Access to the ruins and the former theme park grounds has historically been informal and complicated by issues of ownership and planning uncertainty. Following the closure of the theme park, the site fell into a complicated state of managed neglect, with various proposals for redevelopment coming and going over the years. The estate is privately owned, and formal public access is not consistently guaranteed, though the ruins are visible from surrounding areas and local interest in the site has remained persistent. Anyone considering a visit should check the current access situation in advance, as it has changed over the years and trespassing on private land without permission is inadvisable. The best times to appreciate the ruins from accessible vantage points are in late spring or autumn, when the vegetation is manageable and the light on the sandstone is particularly beautiful.
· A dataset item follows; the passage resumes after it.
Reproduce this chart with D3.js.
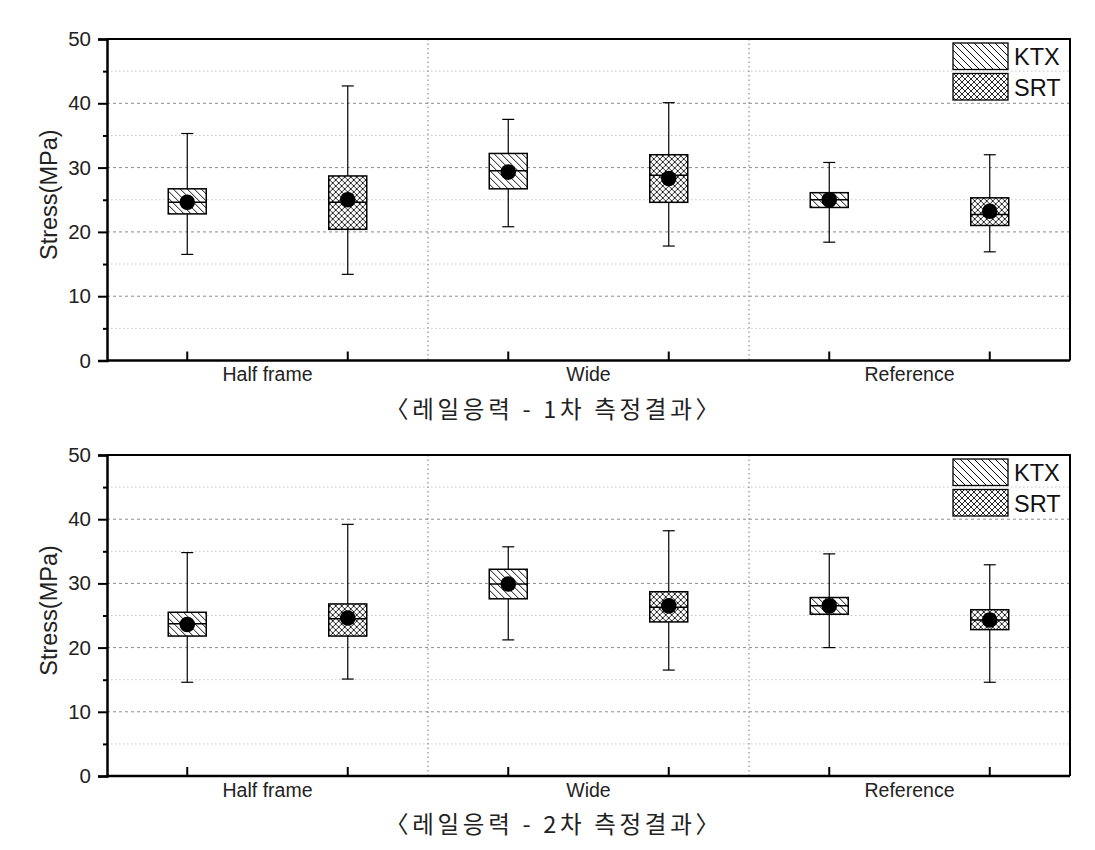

One of the more curious footnotes in Loudoun's story is the fate of the theme park itself. Loudoun Castle Theme Park was built around and among the ruins, incorporating them as a backdrop to roller coasters and fairground rides, and for fifteen years it drew families from across central Scotland. Its abrupt closure left not only the ancient ruin but also the park's own infrastructure — rides, signs, ticket booths — to decay alongside it, creating a scene of doubled abandonment that has made it a well-known destination among urban explorers and photographers interested in dereliction. The visual contrast between Gothic stonework and rusted roller coaster frames became iconic in online communities devoted to abandoned places, giving Loudoun a second life as a cultural object quite different from its aristocratic origins.